Over the last year and a half, I have received some outrageous gifts.  Some are so wrong, it's right, and I put them out on my mantle as conversation pieces.  A snow globe that says, "Congratulations on your first communion" (because I'm a Catholic baby, as we all know), a model of a high-speed train, a tiny Mongolian yurt, a porcelain cat with a feather tail are just a few of the many treasures I've collected in my relatively short time here.  But the gift I received last week was the gift to end all student gifts.

And here it is:

This little Buddha is carved from a single piece of bamboo root.  Eerily enough, its carved eyes also seem to follow you around the room.  My students told me that they all pitched in some money to purchase the gift for me and three of them spent two hours in the freezing Beijing winter cold looking for "the perfect gift."

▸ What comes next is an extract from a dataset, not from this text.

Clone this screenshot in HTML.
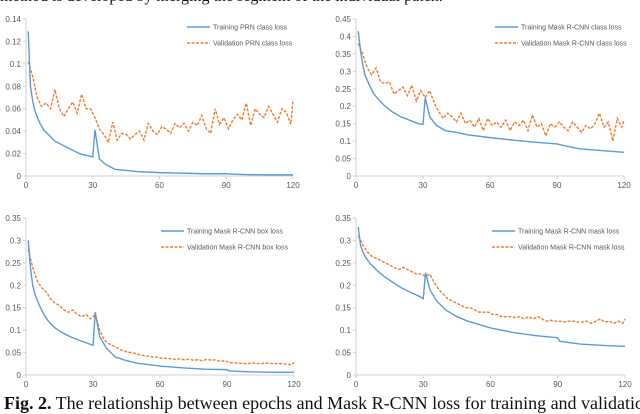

You can imagine the feigned, plastic smile that I had to wear while accepting this more than generous gift, all the while thinking, "What in the world were you thinking?"  Thousands of different scenarios run through my mind when I look at this smiling and mildly creepy Buddha, imagining what must have happened when my students (all of them adult Ph.D's who have met foreigners in the past) went shopping, trying to follow their twisted train of thought that would eventually lead them to wasting their funds on this piece of glorified junk.

I've tried to figure out what to do with this Buddha.  Because of my beliefs, I'm not comfortable putting it anywhere in my home, nor would I want to re-gift it.  On the other hand, I'm sure it was expensive and I feel badly just chucking it in the trash.  And so, a predicament lies before me.

For now, Rooty (I've named it) has a temporary home hiding between my two house plants (an example of GOOD gift giving, for those of you taking notes), but it still gives me the heebeejeebees when I'm in my living room or watching TV and it seems to be watching ME.

What do you all think?  To chuck or not to chuck?  It is rather cold, and it would make for a nice fire on my balcony... hmmm...


  1. why don't you carve a little cross on it's shirt, so now it can be an asian guy that just can't get enough of JC.

  2. That is the best idea I've heard since this one guy suggested creating a fish tank toilet bowl filled with poop-eating guppies.